What material components are required, and how are they extracted? Which manufacturer do you partner with, and where are they located? Perhaps most critically, what happens to the product at its end of life?

Most businesses operate with a linear economy, which can be summarized as “take, make, waste.” Harmful environmental impacts are inherent to this model because, by default, it doesn’t take into account how resources are used or how products are disposed of.

Designers in recent years have started to work against this model by using a circular economy. This involves planning every aspect of operations to work like natural systems. In each step, material flows involve transforming products, repurposing or reuse, or returning to nature.

Companies that have been making this transition include Nike and Adidas. The former accepts used shoes, turning them into a material used in sports surfaces and flooring. The latter has collected ocean plastic from beaches and made it into footwear while also developing the FutureCraft shoe designed to be indefinitely recyclable.
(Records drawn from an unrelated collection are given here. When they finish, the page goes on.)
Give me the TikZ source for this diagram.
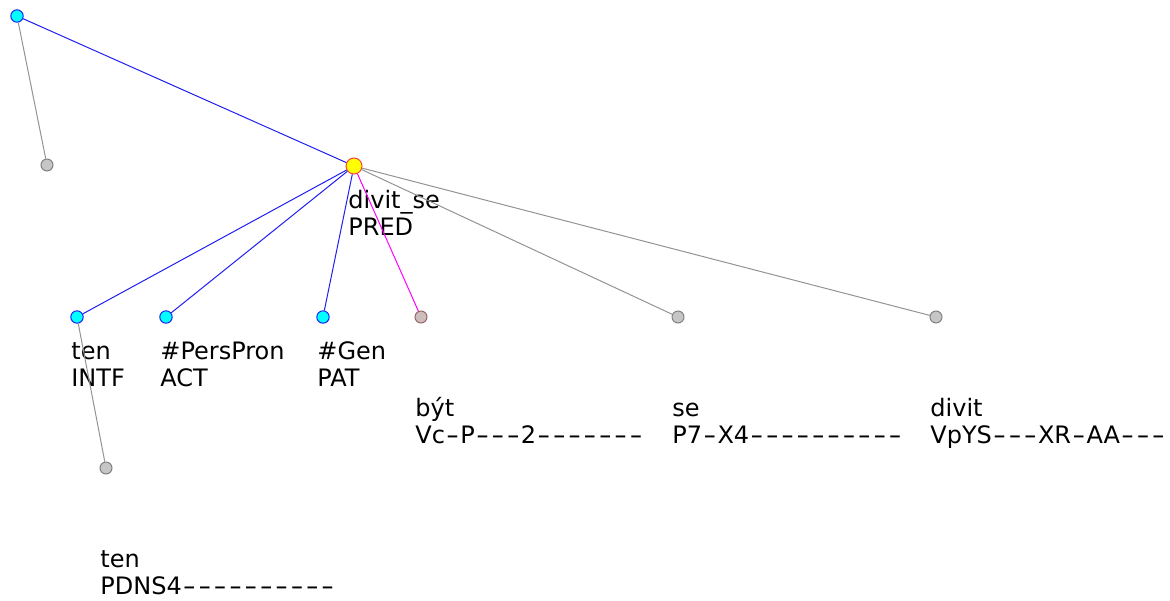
\documentclass[tikz,border=0pt]{standalone}
\usepackage{fontspec}
\usepackage{graphicx}
\newfontfamily\trfont{DejaVu Sans}
\usetikzlibrary{positioning}
\definecolor{tcyan}{RGB}{0,255,255}
\definecolor{tblue}{RGB}{30,30,240}
\definecolor{tmag}{RGB}{255,0,255}
\definecolor{tyel}{RGB}{255,255,0}
\definecolor{tred}{RGB}{250,70,50}
\newcommand\hy{\makebox[0.64em]{\scalebox{1.5}[1]{-}}}

\begin{document}
\begin{tikzpicture}[x=0.5pt, y=-0.5pt,
    tnode/.style={circle, draw=tblue, fill=tcyan, minimum size=6.2pt, inner sep=0pt, line width=0.5pt},
    anode/.style={circle, draw=gray, fill=gray!45, minimum size=6pt, inner sep=0pt, line width=0.5pt},
    lab/.style={anchor=base west, inner sep=0pt, align=left, font={\trfont\fontsize{12}{13.5}\selectfont}},
    tlab/.style={lab, xshift=-3pt, yshift=-34.8pt},
    alab/.style={lab, xshift=-3pt, yshift=-63.3pt},
    tedge/.style={tblue, line width=0.5pt},
    aedge/.style={gray!85, line width=0.5pt}]
    \useasboundingbox (0,0) rectangle (1170,600);

    % uzly tektogramaticke roviny
    \node[tnode] (root) at (17,16) {};
    \node[circle, draw=tred, fill=tyel, minimum size=8pt, inner sep=0pt, line width=0.5pt] (pred) at (354,166) {};
    \node[tnode] (intf) at (77,317) {};
    \node[tnode] (act) at (166,317) {};
    \node[tnode] (pat) at (323,317) {};

    % uzly analyticke roviny
    \node[anode] (aroot) at (47,165) {};
    \node[anode, fill=red!15!gray!45, draw=red!20!gray] (byt) at (421,317) {};
    \node[anode] (se) at (678,317) {};
    \node[anode] (divit) at (936,317) {};
    \node[anode] (ten) at (106,468) {};

    % popisky
    \node[tlab] (pred-l) at (pred) {divit\_se\\PRED};
    \node[tlab] (intf-l) at (intf) {ten\\INTF};
    \node[tlab] (act-l) at (act) {\#PersPron\\ACT};
    \node[tlab] (pat-l) at (pat) {\#Gen\\PAT};
    \node[alab] (byt-l) at (byt) {být\\Vc\hy P\hy\hy\hy 2\hy\hy\hy\hy\hy\hy\hy};
    \node[alab] (se-l) at (se) {se\\P7\hy X4\hy\hy\hy\hy\hy\hy\hy\hy\hy\hy};
    \node[alab] (divit-l) at (divit) {divit\\VpYS\hy\hy\hy XR\hy AA\hy\hy\hy};
    \node[alab] (ten-l) at (ten) {ten\\PDNS4\hy\hy\hy\hy\hy\hy\hy\hy\hy\hy};

    % hrany
    \draw[tedge] (root) -- (pred);
    \draw[aedge] (root) -- (aroot);
    \draw[tedge] (pred) -- (intf);
    \draw[tedge] (pred) -- (act);
    \draw[tedge] (pred) -- (pat);
    \draw[tmag, line width=0.5pt] (pred) -- (byt);
    \draw[aedge] (pred) -- (se);
    \draw[aedge] (pred) -- (divit);
    \draw[aedge] (intf) -- (ten);
\end{tikzpicture}
\end{document}
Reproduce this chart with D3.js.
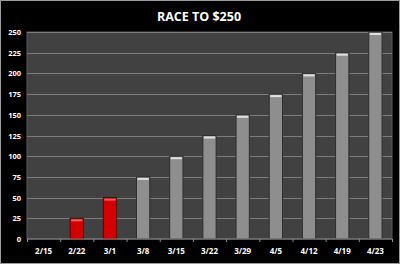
<!DOCTYPE html>
<meta charset="utf-8">
<head>
    <title>Race to $250</title>
</head>
<style>
    body { margin: 0; background: #000; }
    svg { display: block; }
    text { font-family: "Open Sans", Lato, sans-serif; fill: #ffffff; }
</style>
<body>
    <svg width="400" height="264"></svg>
    <script src="https://cdnjs.cloudflare.com/ajax/libs/d3/7.8.5/d3.min.js"></script>
    <script>
        var width = 400, height = 264
        var weeks = ['2/15', '2/22', '3/1', '3/8', '3/15', '3/22', '3/29', '4/5', '4/12', '4/19', '4/23']
        var saved = [0, 25, 50, 75, 100, 125, 150, 175, 200, 225, 250]
        var yTicks = [0, 25, 50, 75, 100, 125, 150, 175, 200, 225, 250]
        // weeks that are actually reached (drawn red)
        var done = ['2/22', '3/1']

        var data = weeks.map(function (w, i) {
            return { week: w, value: saved[i], red: done.indexOf(w) >= 0 }
        })

        var margin = { top: 32, right: 8, bottom: 25, left: 27 }
        var svg = d3.select('svg')

        svg.append('rect')
            .attr('x', 0.5).attr('y', 0.5)
            .attr('width', width - 1).attr('height', height - 1)
            .attr('fill', '#000').attr('stroke', '#9a9a9a')

        var x = d3.scaleBand()
            .domain(weeks)
            .range([margin.left, width - margin.right])
            .paddingInner(0.6).paddingOuter(0.3)

        var y = d3.scaleLinear()
            .domain([0, 250])
            .range([height - margin.bottom, margin.top])

        // plot area
        svg.append('rect')
            .attr('x', margin.left).attr('y', margin.top)
            .attr('width', width - margin.left - margin.right)
            .attr('height', height - margin.top - margin.bottom)
            .attr('fill', '#414141')
            .attr('stroke', '#5a5a5a')

        // gridlines
        svg.append('g')
            .selectAll('line')
            .data(yTicks.slice(1))
            .enter()
            .append('line')
            .attr('x1', margin.left).attr('x2', width - margin.right)
            .attr('y1', function (d) { return Math.round(y(d)) + 0.5 })
            .attr('y2', function (d) { return Math.round(y(d)) + 0.5 })
            .attr('stroke', '#7c7c7c')

        // bars
        var bars = svg.append('g')
            .selectAll('g')
            .data(data.filter(function (d) { return d.value > 0 }))
            .enter()
            .append('g')

        bars.append('rect')
            .attr('x', function (d) { return x(d.week) })
            .attr('y', function (d) { return y(d.value) })
            .attr('width', x.bandwidth())
            .attr('height', function (d) { return y(0) - y(d.value) })
            .attr('fill', function (d) { return d.red ? '#d40000' : '#8e8e8e' })
            .attr('stroke', function (d) { return d.red ? '#5a0000' : '#2e2e2e' })
            .attr('stroke-width', 1)

        // top highlight cap
        bars.append('rect')
            .attr('x', function (d) { return x(d.week) + 1 })
            .attr('y', function (d) { return y(d.value) + 1 })
            .attr('width', x.bandwidth() - 2)
            .attr('height', 2)
            .attr('fill', function (d) { return d.red ? '#ff5a5a' : '#e0e0e0' })

        // x axis
        var xAxis = svg.append('g')
            .attr('transform', 'translate(0,' + y(0) + ')')
        xAxis.append('line')
            .attr('x1', margin.left).attr('x2', width - margin.right)
            .attr('stroke', '#8a8a8a')
        var step = x.step()
        xAxis.selectAll('line.tick')
            .data(d3.range(weeks.length + 1))
            .enter()
            .append('line')
            .attr('class', 'tick')
            .attr('x1', function (d) { return margin.left + d * step + 0.5 })
            .attr('x2', function (d) { return margin.left + d * step + 0.5 })
            .attr('y1', 0).attr('y2', 3)
            .attr('stroke', '#8a8a8a')
        xAxis.selectAll('text')
            .data(weeks)
            .enter()
            .append('text')
            .attr('x', function (d) { return x(d) + x.bandwidth() / 2 })
            .attr('y', 15)
            .attr('text-anchor', 'middle')
            .attr('font-size', 8)
            .attr('font-weight', 'bold')
            .text(function (d) { return d })

        // y labels
        svg.append('g')
            .selectAll('text')
            .data(yTicks)
            .enter()
            .append('text')
            .attr('x', 21)
            .attr('y', function (d) { return y(d) + 3 })
            .attr('text-anchor', 'end')
            .attr('font-size', 7.5)
            .attr('font-weight', 'bold')
            .text(function (d) { return d })

        svg.append('text')
            .attr('x', 199).attr('y', 21)
            .attr('text-anchor', 'middle')
            .attr('font-size', 12.5)
            .attr('font-weight', 'bold')
            .text('RACE TO $250')
    </script>
</body>
</html>
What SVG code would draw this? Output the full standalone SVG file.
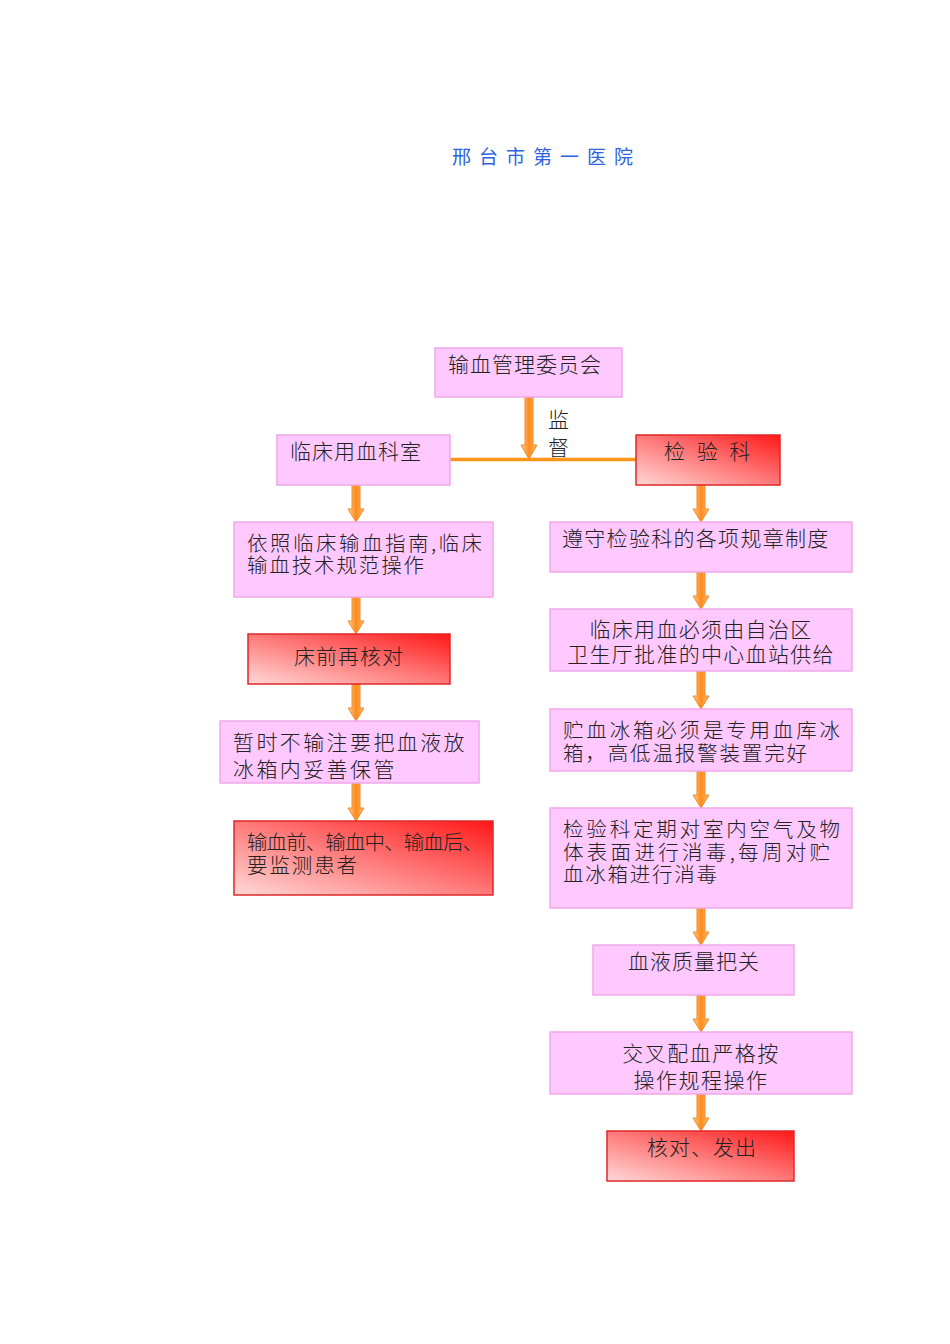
<svg xmlns="http://www.w3.org/2000/svg" width="950" height="1344" viewBox="0 0 950 1344">
<defs>
<linearGradient id="red" x1="0" y1="1" x2="1" y2="0">
<stop offset="0" stop-color="#FFD8D8"/>
<stop offset="0.55" stop-color="#FF7070"/>
<stop offset="1" stop-color="#FF1818"/>
</linearGradient>
<linearGradient id="org" x1="0" y1="0" x2="1" y2="0">
<stop offset="0" stop-color="#FFD090"/>
<stop offset="0.5" stop-color="#FF8A1A"/>
<stop offset="1" stop-color="#FFC070"/>
</linearGradient>
<style>
.pk{fill:#FFC8FF;stroke:#F0A8E8;stroke-width:1.5}
.rd{fill:url(#red);stroke:#E02828;stroke-width:1.5}
.ar{fill:url(#org);stroke:#F08A30;stroke-width:1}
text{font-family:"Noto Sans CJK SC","Noto Sans CJK JP",sans-serif;font-size:21px;fill:#222;font-weight:300}
.s{font-size:20.5px}
.t{fill:#2F62E0;font-size:19px;letter-spacing:8px;font-weight:400}
.c{text-anchor:middle}
</style>
</defs>
<text class="t" x="452" y="164">邢台市第一医院</text>
<g id="connectors">
<line x1="450" y1="459.5" x2="637" y2="459.5" stroke="#FF9418" stroke-width="3.5"/>
<path class="ar" d="M525,397 h8 v48 h4 l-8,14 l-8,-14 h4 z"/>
<path class="ar" d="M352,485 h8 v24 h4 l-8,13 l-8,-13 h4 z"/>
<path class="ar" d="M352,597 h8 v24 h4 l-8,13 l-8,-13 h4 z"/>
<path class="ar" d="M352,684 h8 v24 h4 l-8,13 l-8,-13 h4 z"/>
<path class="ar" d="M352,783 h8 v25 h4 l-8,13 l-8,-13 h4 z"/>
<path class="ar" d="M697,485 h8 v24 h4 l-8,13 l-8,-13 h4 z"/>
<path class="ar" d="M697,572 h8 v24 h4 l-8,13 l-8,-13 h4 z"/>
<path class="ar" d="M697,671 h8 v25 h4 l-8,13 l-8,-13 h4 z"/>
<path class="ar" d="M697,771 h8 v24 h4 l-8,13 l-8,-13 h4 z"/>
<path class="ar" d="M697,908 h8 v24 h4 l-8,13 l-8,-13 h4 z"/>
<path class="ar" d="M697,995 h8 v24 h4 l-8,13 l-8,-13 h4 z"/>
<path class="ar" d="M697,1094 h8 v24 h4 l-8,13 l-8,-13 h4 z"/>
<text x="548" y="427">监</text>
<text x="548" y="455">督</text>
</g>
<g id="n1"><rect class="pk" x="435" y="348" width="187" height="49"/><text x="448" y="372" letter-spacing="1">输血管理委员会</text></g>
<g id="n2"><rect class="pk" x="277" y="435" width="173" height="50"/><text x="290" y="459" letter-spacing="1">临床用血科室</text></g>
<g id="n3"><rect class="rd" x="636" y="435" width="144" height="50"/><text x="664" y="459" letter-spacing="3.5">检 验 科</text></g>
<g id="n4"><rect class="pk" x="234" y="522" width="259" height="75"/><text class="s" x="247" y="551" textLength="235" lengthAdjust="spacing">依照临床输血指南,临床</text><text class="s" x="247" y="573" textLength="177" lengthAdjust="spacing">输血技术规范操作</text></g>
<g id="n5"><rect class="rd" x="248" y="634" width="202" height="50"/><text class="c" x="349" y="664" letter-spacing="1">床前再核对</text></g>
<g id="n6"><rect class="pk" x="220" y="721" width="259" height="62"/><text x="233" y="750" letter-spacing="2.4">暂时不输注要把血液放</text><text x="233" y="777" letter-spacing="2.4">冰箱内妥善保管</text></g>
<g id="n7"><rect class="rd" x="234" y="821" width="259" height="74"/><text class="s" x="247" y="850" textLength="236" lengthAdjust="spacing">输血前、输血中、输血后、</text><text class="s" x="247" y="873" textLength="110" lengthAdjust="spacing">要监测患者</text></g>
<g id="n8"><rect class="pk" x="550" y="522" width="302" height="50"/><text x="562" y="546" letter-spacing="1.3">遵守检验科的各项规章制度</text></g>
<g id="n9"><rect class="pk" x="550" y="609" width="302" height="62"/><text class="c" x="701" y="637" letter-spacing="1.3">临床用血必须由自治区</text><text class="c" x="701" y="662" letter-spacing="1.3">卫生厅批准的中心血站供给</text></g>
<g id="n10"><rect class="pk" x="550" y="709" width="302" height="62"/><text class="s" x="563" y="738" textLength="277" lengthAdjust="spacing">贮血冰箱必须是专用血库冰</text><text class="s" x="563" y="761" textLength="244" lengthAdjust="spacing">箱，高低温报警装置完好</text></g>
<g id="n11"><rect class="pk" x="550" y="808" width="302" height="100"/><text class="s" x="563" y="837" textLength="277" lengthAdjust="spacing">检验科定期对室内空气及物</text><text class="s" x="563" y="860" textLength="267" lengthAdjust="spacing">体表面进行消毒,每周对贮</text><text class="s" x="563" y="882" textLength="154" lengthAdjust="spacing">血冰箱进行消毒</text></g>
<g id="n12"><rect class="pk" x="593" y="945" width="201" height="50"/><text class="c" x="694" y="969" letter-spacing="1">血液质量把关</text></g>
<g id="n13"><rect class="pk" x="550" y="1032" width="302" height="62"/><text class="c" x="701" y="1061" letter-spacing="1.5">交叉配血严格按</text><text class="c" x="701" y="1088" letter-spacing="1.5">操作规程操作</text></g>
<g id="n14"><rect class="rd" x="607" y="1131" width="187" height="50"/><text x="647" y="1155" letter-spacing="1">核对、发出</text></g>
</svg>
However, circular flows for a shoe company won’t necessarily work for a sports apparel manufacturer, let alone a business in a different industry. Once again, you need to develop a process that suits your unique model.

Rethinking design ethics

Every company needs to be mindful that while design is vital to sustainability, it’s not enough.

The predominant concept of human-centered design strives for an ideal human-business-technology model. In this scenario, human desirability, business viability, and technological feasibility all fuse harmoniously. But it’s missing the ethical consideration of sustainability.

If a business designs its processes and offerings within the human-centered paradigm, it tends to accept or reject solutions based solely on those parameters. This can result in adopting simplistic, unsustainable measures that satisfy stakeholders to various degrees yet don’t actually mitigate harm to the environment.

Through conscious design efforts, you can develop green practices appropriate to your business and the people involved. But make sure that such design thinking is always guided by sustainability, ahead of human interest, profitability, or technological capacity. This way, your efforts will stay true to the triple bottom line of sustainability.